Fast food menus with calorie count, miles may lead to healthier choices

January 2, 2013

A study published in Appetite shows that people may choose healthier fast food options when shown not only the calories the food contains, but also how many miles they would have to walk to burn off those calories.

For the study, which used a web-based survey to gather information on the participants’ choices, the researchers randomly assigned them to one of four groups, each given a different menu:

  • A menu with calorie information
  • A menu with calorie information and the minutes of walking required to burn off those calories
  • A menu with calorie information and the miles of walking required to burn off the calories
  • A menu with no nutritional information (the control group for comparison)

The survey asked participants to imagine they were in a fast food restaurant looking to choose a meal for themselves. What would they order from the menu, based on the information provided? The options on offer included burger meals, sandwiches, sides, salads, dressing, desserts, and drinks. The menu was compiled from online menus of common fast food restaurants in the United States, without pictures. One of the options was a regular burger containing 250 calories that would take 78 min or 2.6 miles (4.2 km) of walking to burn off.

The results showed a significant difference in the average number of calories ordered based on menu type. The group that had menus with no nutritional information ordered on average 1,020 calories, compared with 927 calories in the group that had only calorie information, 916 calories in the group given calories and minutes of walking, and 826 calories in the group given calories and miles of walking information.

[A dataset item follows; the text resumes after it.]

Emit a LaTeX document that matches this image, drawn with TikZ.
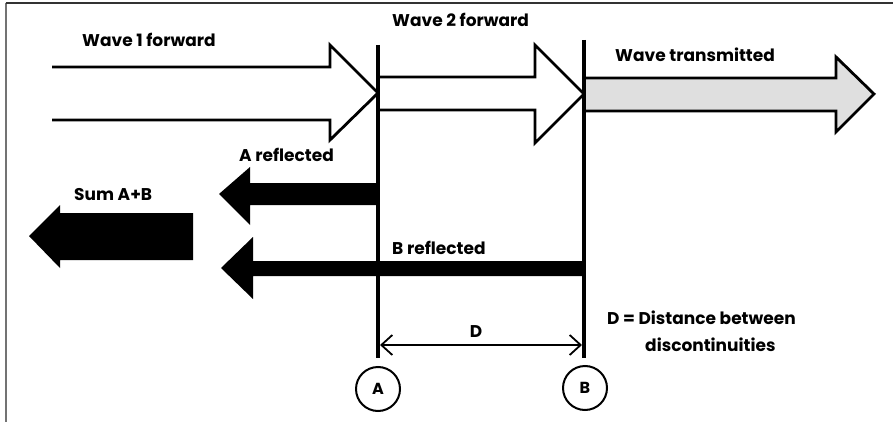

The researchers concluded that “the menu with calories and the number of miles to walk to burn those calories appeared the most effective in influencing the selection of lower calorie meals when compared to the menu with no nutritional information provided.” However, it should be noted that these labels need to be tested in real-life scenarios to see if they are still effective.

They researchers also reported that the vast majority (82%) of the 802 women participants said they preferred to see physical activity based menu labels rather than labels with calorie information alone or no nutritional information.